■ **THE EXERCISE**
All the data should be repeated exactly. Any image in it is left out.

## Begin DATA ENTRIES

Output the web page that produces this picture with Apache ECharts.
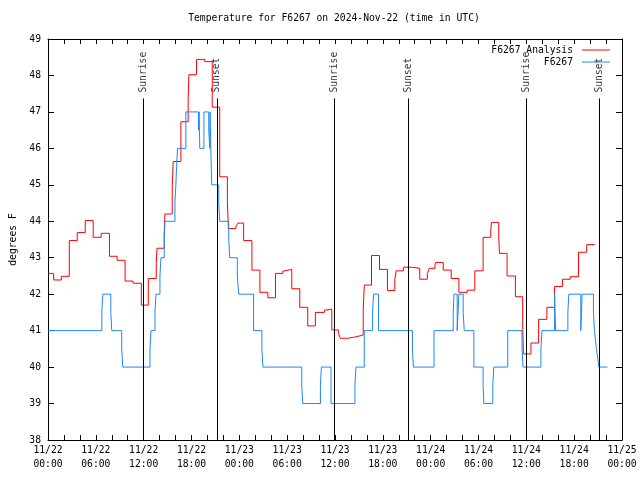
<!DOCTYPE html>
<html><head><meta charset="utf-8">
<script src="https://cdn.jsdelivr.net/npm/echarts@6/dist/echarts.min.js"></script>
<style>html,body{margin:0;padding:0;background:#fff}#c{width:640px;height:480px}</style>
</head><body><div id="c"></div>
<script>
// times are hours after 2024-11-22 00:00 UTC
const analysisTimes = [0,0.71,1.67,2.67,3.67,4.67,5.67,6.67,7.71,8.67,9.67,10.67,11.71,12.58,13.58,13.67,14.58,14.67,15.58,15.71,16.67,17.58,17.67,18.63,19.67,20.6,21.54,22.5,22.63,23.58,23.83,24.54,25.58,26.58,27.58,28.54,29.46,29.67,30.58,31.58,32.58,33.54,34.67,34.79,35.6,36.42,36.67,37.58,38.63,39.54,39.67,40.58,41.58,42.58,43.5,43.67,44.58,45.63,46.63,47.58,47.83,48.54,48.63,49.58,50.58,51.54,52.58,53.54,54.58,55.54,55.63,56.54,56.63,57.58,58.63,59.54,59.63,60.58,61.54,62.58,63.54,64.54,65.5,66.54,67.58,68.58];
const analysisValues = [42.57,42.39,42.49,43.47,43.69,44.02,43.56,43.67,43.04,42.93,42.36,42.30,41.70,42.43,42.84,43.26,43.70,44.20,44.94,45.64,46.73,47.36,48.02,48.44,48.38,47.13,45.22,44.52,43.80,43.87,43.95,43.47,42.66,42.05,41.90,42.57,42.63,42.68,42.15,41.64,41.13,41.50,41.56,41.59,41.02,40.93,40.79,40.83,40.88,41.57,42.25,43.06,42.68,42.10,42.39,42.64,42.74,42.71,42.41,42.57,42.71,42.80,42.87,42.66,42.43,42.05,42.11,42.64,43.56,43.76,43.97,43.56,43.12,42.50,41.93,41.16,40.36,40.66,41.31,41.64,42.21,42.41,42.48,43.15,43.36,43.36];
const obsTimes = [0,6.75,6.875,7.875,8.0,9.25,9.375,12.79,12.92,13.42,13.54,14.04,14.17,14.58,14.67,15.92,16.04,16.125,16.25,17.29,18.875,18.95,19.04,19.56,20.16,20.29,20.33,20.42,20.54,21.42,21.54,22.67,22.79,23.75,23.92,25.79,26.83,26.96,31.83,31.96,34.17,34.29,35.5,38.5,38.63,39.67,40.71,40.83,41.46,45.71,45.83,48.42,50.83,50.92,51.33,51.54,52.08,52.21,53.42,54.58,54.67,55.79,55.92,57.67,59.46,59.58,61.83,61.96,63.54,63.67,65.21,65.33,66.83,67.0,68.42,68.54,68.67,68.79,68.96,69.08,70.17];
const obsValues = [41,41.5,42,41.5,41,40.5,40,40.5,41,41.5,42,42.5,43,43.5,44,44.5,45,45.5,46,47,46.5,47,46,47,46.5,46,47,46,45,44.5,44,43.5,43,42.5,42,41,40.5,40,39.5,39,39.5,40,39,39.5,40,41,41.5,42,41,40.5,40,41,41.5,42,41,42,41.5,41,40,39.5,39,39.5,40,41,40.5,40,40.5,41,42,41,41.5,42,41,42,41.5,41,40.75,40.5,40.25,40,40];
const sunTimes = [12.0, 21.17, 35.92, 45.17, 59.96, 69.17];
const sunLabels = ['Sunrise','Sunset','Sunrise','Sunset','Sunrise','Sunset'];
const xTickLabels = ['11/22\n00:00','11/22\n06:00','11/22\n12:00','11/22\n18:00','11/23\n00:00','11/23\n06:00','11/23\n12:00','11/23\n18:00','11/24\n00:00','11/24\n06:00','11/24\n12:00','11/24\n18:00','11/25\n00:00'];
const yMin = 38, yMax = 49;

const FONT = 'DejaVu Sans Mono';
const FS = 9.7;
const zip = (a, b) => a.map((t, i) => [t, b[i]]);

const chart = echarts.init(document.getElementById('c'), null, {renderer: 'canvas'});
const xBase = {
  type: 'value', min: 0, max: 72, interval: 2,
  axisLine: {show: true, onZero: false, lineStyle: {color: '#000', width: 1}},
  axisTick: {show: true, inside: true, length: 5, lineStyle: {color: '#000'}},
  splitLine: {show: false}
};
const yBase = {
  type: 'value', min: yMin, max: yMax, interval: 1,
  axisLine: {show: true, onZero: false, lineStyle: {color: '#000', width: 1}},
  axisTick: {show: true, inside: true, length: 6, lineStyle: {color: '#000'}},
  splitLine: {show: false}
};
chart.setOption({
  animation: false,
  backgroundColor: '#fff',
  title: {
    text: 'Temperature for F6267 on 2024-Nov-22 (time in UTC)',
    left: 334, top: 13, textAlign: 'center', padding: 0,
    textStyle: {fontFamily: FONT, fontSize: FS, fontWeight: 'normal', color: '#000'}
  },
  legend: {
    data: [
      {name: 'F6267 Analysis', icon: 'rect', itemStyle: {color: '#ff0000'}},
      {name: 'F6267', icon: 'rect', itemStyle: {color: '#1e88f5'}}
    ],
    orient: 'vertical', align: 'right', right: 30, top: 44,
    itemWidth: 28, itemHeight: 1, itemGap: 0, padding: 0,
    textStyle: {fontFamily: FONT, fontSize: FS, color: '#000', lineHeight: 12, padding: [0, 4, 0, 0]}
  },
  grid: {left: 46, right: 18, top: 39, bottom: 40},
  xAxis: [
    Object.assign({}, xBase, {
      position: 'bottom',
      axisLabel: {
        show: true, margin: 3, color: '#000', fontFamily: FONT, fontSize: FS, lineHeight: 14,
        formatter: v => (Math.round(v) % 6 === 0 ? xTickLabels[Math.round(v) / 6] : '')
      }
    }),
    Object.assign({}, xBase, {position: 'top', axisLabel: {show: false}})
  ],
  yAxis: [
    Object.assign({}, yBase, {
      position: 'left',
      name: 'degrees F', nameLocation: 'middle', nameRotate: 90, nameGap: 30,
      nameTextStyle: {fontFamily: FONT, fontSize: FS, color: '#000'},
      axisLabel: {show: true, margin: 7, color: '#000', fontFamily: FONT, fontSize: FS}
    }),
    Object.assign({}, yBase, {position: 'right', axisLabel: {show: false}})
  ],
  series: [
    {
      name: 'sun', type: 'scatter', xAxisIndex: 0, yAxisIndex: 0,
      data: sunTimes.map(t => [t, 47.53]),
      symbolSize: 1, itemStyle: {color: 'transparent'}, silent: true,
      label: {
        show: true, position: ['50%', '50%'], rotate: 90, align: 'left', verticalAlign: 'middle',
        fontFamily: FONT, fontSize: FS, color: '#000',
        formatter: p => sunLabels[p.dataIndex]
      },
      markLine: {
        silent: true, symbol: ['none', 'none'], label: {show: false},
        lineStyle: {color: '#000', width: 1, type: 'solid'},
        data: sunTimes.map(t => [{coord: [t, yMin]}, {coord: [t, 47.37]}])
      }
    },
    {
      name: 'F6267 Analysis', type: 'line', step: 'end',
      data: zip(analysisTimes, analysisValues),
      symbol: 'none', showSymbol: false,
      lineStyle: {color: '#ff0000', width: 1}, itemStyle: {color: '#ff0000'}
    },
    {
      name: 'F6267', type: 'line', step: 'end',
      data: zip(obsTimes, obsValues),
      symbol: 'none', showSymbol: false,
      lineStyle: {color: '#1e88f5', width: 1}, itemStyle: {color: '#1e88f5'}
    }
  ]
});
</script></body></html>
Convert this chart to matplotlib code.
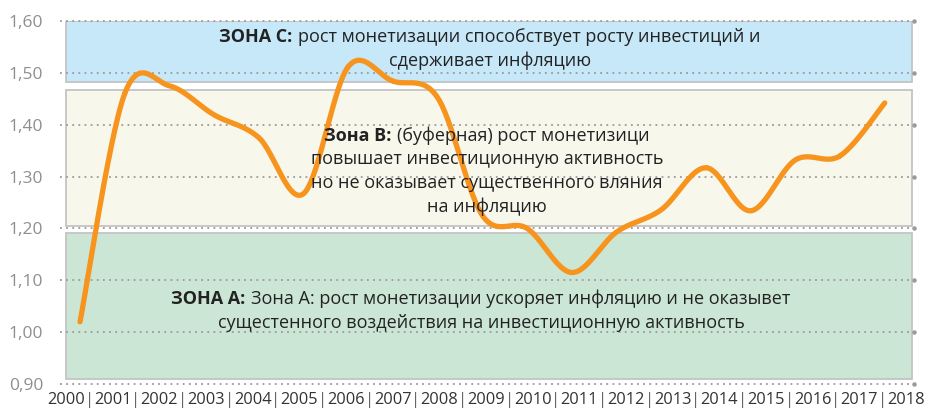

## End DATA ENTRIES

■ **CORRECT OUTPUT**
Output the web page that produces this picture with Apache ECharts.
<!DOCTYPE html>
<html><head><meta charset="utf-8">
<script src="https://cdn.jsdelivr.net/npm/echarts@6/dist/echarts.min.js"></script>
<style>html,body{margin:0;padding:0;background:#fff}#c{width:640px;height:480px}</style>
</head><body><div id="c"></div>
<script>
// times are hours after 2024-11-22 00:00 UTC
const analysisTimes = [0,0.71,1.67,2.67,3.67,4.67,5.67,6.67,7.71,8.67,9.67,10.67,11.71,12.58,13.58,13.67,14.58,14.67,15.58,15.71,16.67,17.58,17.67,18.63,19.67,20.6,21.54,22.5,22.63,23.58,23.83,24.54,25.58,26.58,27.58,28.54,29.46,29.67,30.58,31.58,32.58,33.54,34.67,34.79,35.6,36.42,36.67,37.58,38.63,39.54,39.67,40.58,41.58,42.58,43.5,43.67,44.58,45.63,46.63,47.58,47.83,48.54,48.63,49.58,50.58,51.54,52.58,53.54,54.58,55.54,55.63,56.54,56.63,57.58,58.63,59.54,59.63,60.58,61.54,62.58,63.54,64.54,65.5,66.54,67.58,68.58];
const analysisValues = [42.57,42.39,42.49,43.47,43.69,44.02,43.56,43.67,43.04,42.93,42.36,42.30,41.70,42.43,42.84,43.26,43.70,44.20,44.94,45.64,46.73,47.36,48.02,48.44,48.38,47.13,45.22,44.52,43.80,43.87,43.95,43.47,42.66,42.05,41.90,42.57,42.63,42.68,42.15,41.64,41.13,41.50,41.56,41.59,41.02,40.93,40.79,40.83,40.88,41.57,42.25,43.06,42.68,42.10,42.39,42.64,42.74,42.71,42.41,42.57,42.71,42.80,42.87,42.66,42.43,42.05,42.11,42.64,43.56,43.76,43.97,43.56,43.12,42.50,41.93,41.16,40.36,40.66,41.31,41.64,42.21,42.41,42.48,43.15,43.36,43.36];
const obsTimes = [0,6.75,6.875,7.875,8.0,9.25,9.375,12.79,12.92,13.42,13.54,14.04,14.17,14.58,14.67,15.92,16.04,16.125,16.25,17.29,18.875,18.95,19.04,19.56,20.16,20.29,20.33,20.42,20.54,21.42,21.54,22.67,22.79,23.75,23.92,25.79,26.83,26.96,31.83,31.96,34.17,34.29,35.5,38.5,38.63,39.67,40.71,40.83,41.46,45.71,45.83,48.42,50.83,50.92,51.33,51.54,52.08,52.21,53.42,54.58,54.67,55.79,55.92,57.67,59.46,59.58,61.83,61.96,63.54,63.67,65.21,65.33,66.83,67.0,68.42,68.54,68.67,68.79,68.96,69.08,70.17];
const obsValues = [41,41.5,42,41.5,41,40.5,40,40.5,41,41.5,42,42.5,43,43.5,44,44.5,45,45.5,46,47,46.5,47,46,47,46.5,46,47,46,45,44.5,44,43.5,43,42.5,42,41,40.5,40,39.5,39,39.5,40,39,39.5,40,41,41.5,42,41,40.5,40,41,41.5,42,41,42,41.5,41,40,39.5,39,39.5,40,41,40.5,40,40.5,41,42,41,41.5,42,41,42,41.5,41,40.75,40.5,40.25,40,40];
const sunTimes = [12.0, 21.17, 35.92, 45.17, 59.96, 69.17];
const sunLabels = ['Sunrise','Sunset','Sunrise','Sunset','Sunrise','Sunset'];
const xTickLabels = ['11/22\n00:00','11/22\n06:00','11/22\n12:00','11/22\n18:00','11/23\n00:00','11/23\n06:00','11/23\n12:00','11/23\n18:00','11/24\n00:00','11/24\n06:00','11/24\n12:00','11/24\n18:00','11/25\n00:00'];
const yMin = 38, yMax = 49;

const FONT = 'DejaVu Sans Mono';
const FS = 9.7;
const zip = (a, b) => a.map((t, i) => [t, b[i]]);

const chart = echarts.init(document.getElementById('c'), null, {renderer: 'canvas'});
const xBase = {
  type: 'value', min: 0, max: 72, interval: 2,
  axisLine: {show: true, onZero: false, lineStyle: {color: '#000', width: 1}},
  axisTick: {show: true, inside: true, length: 5, lineStyle: {color: '#000'}},
  splitLine: {show: false}
};
const yBase = {
  type: 'value', min: yMin, max: yMax, interval: 1,
  axisLine: {show: true, onZero: false, lineStyle: {color: '#000', width: 1}},
  axisTick: {show: true, inside: true, length: 6, lineStyle: {color: '#000'}},
  splitLine: {show: false}
};
chart.setOption({
  animation: false,
  backgroundColor: '#fff',
  title: {
    text: 'Temperature for F6267 on 2024-Nov-22 (time in UTC)',
    left: 334, top: 13, textAlign: 'center', padding: 0,
    textStyle: {fontFamily: FONT, fontSize: FS, fontWeight: 'normal', color: '#000'}
  },
  legend: {
    data: [
      {name: 'F6267 Analysis', icon: 'rect', itemStyle: {color: '#ff0000'}},
      {name: 'F6267', icon: 'rect', itemStyle: {color: '#1e88f5'}}
    ],
    orient: 'vertical', align: 'right', right: 30, top: 44,
    itemWidth: 28, itemHeight: 1, itemGap: 0, padding: 0,
    textStyle: {fontFamily: FONT, fontSize: FS, color: '#000', lineHeight: 12, padding: [0, 4, 0, 0]}
  },
  grid: {left: 46, right: 18, top: 39, bottom: 40},
  xAxis: [
    Object.assign({}, xBase, {
      position: 'bottom',
      axisLabel: {
        show: true, margin: 3, color: '#000', fontFamily: FONT, fontSize: FS, lineHeight: 14,
        formatter: v => (Math.round(v) % 6 === 0 ? xTickLabels[Math.round(v) / 6] : '')
      }
    }),
    Object.assign({}, xBase, {position: 'top', axisLabel: {show: false}})
  ],
  yAxis: [
    Object.assign({}, yBase, {
      position: 'left',
      name: 'degrees F', nameLocation: 'middle', nameRotate: 90, nameGap: 30,
      nameTextStyle: {fontFamily: FONT, fontSize: FS, color: '#000'},
      axisLabel: {show: true, margin: 7, color: '#000', fontFamily: FONT, fontSize: FS}
    }),
    Object.assign({}, yBase, {position: 'right', axisLabel: {show: false}})
  ],
  series: [
    {
      name: 'sun', type: 'scatter', xAxisIndex: 0, yAxisIndex: 0,
      data: sunTimes.map(t => [t, 47.53]),
      symbolSize: 1, itemStyle: {color: 'transparent'}, silent: true,
      label: {
        show: true, position: ['50%', '50%'], rotate: 90, align: 'left', verticalAlign: 'middle',
        fontFamily: FONT, fontSize: FS, color: '#000',
        formatter: p => sunLabels[p.dataIndex]
      },
      markLine: {
        silent: true, symbol: ['none', 'none'], label: {show: false},
        lineStyle: {color: '#000', width: 1, type: 'solid'},
        data: sunTimes.map(t => [{coord: [t, yMin]}, {coord: [t, 47.37]}])
      }
    },
    {
      name: 'F6267 Analysis', type: 'line', step: 'end',
      data: zip(analysisTimes, analysisValues),
      symbol: 'none', showSymbol: false,
      lineStyle: {color: '#ff0000', width: 1}, itemStyle: {color: '#ff0000'}
    },
    {
      name: 'F6267', type: 'line', step: 'end',
      data: zip(obsTimes, obsValues),
      symbol: 'none', showSymbol: false,
      lineStyle: {color: '#1e88f5', width: 1}, itemStyle: {color: '#1e88f5'}
    }
  ]
});
</script></body></html>
Convert this chart to matplotlib code.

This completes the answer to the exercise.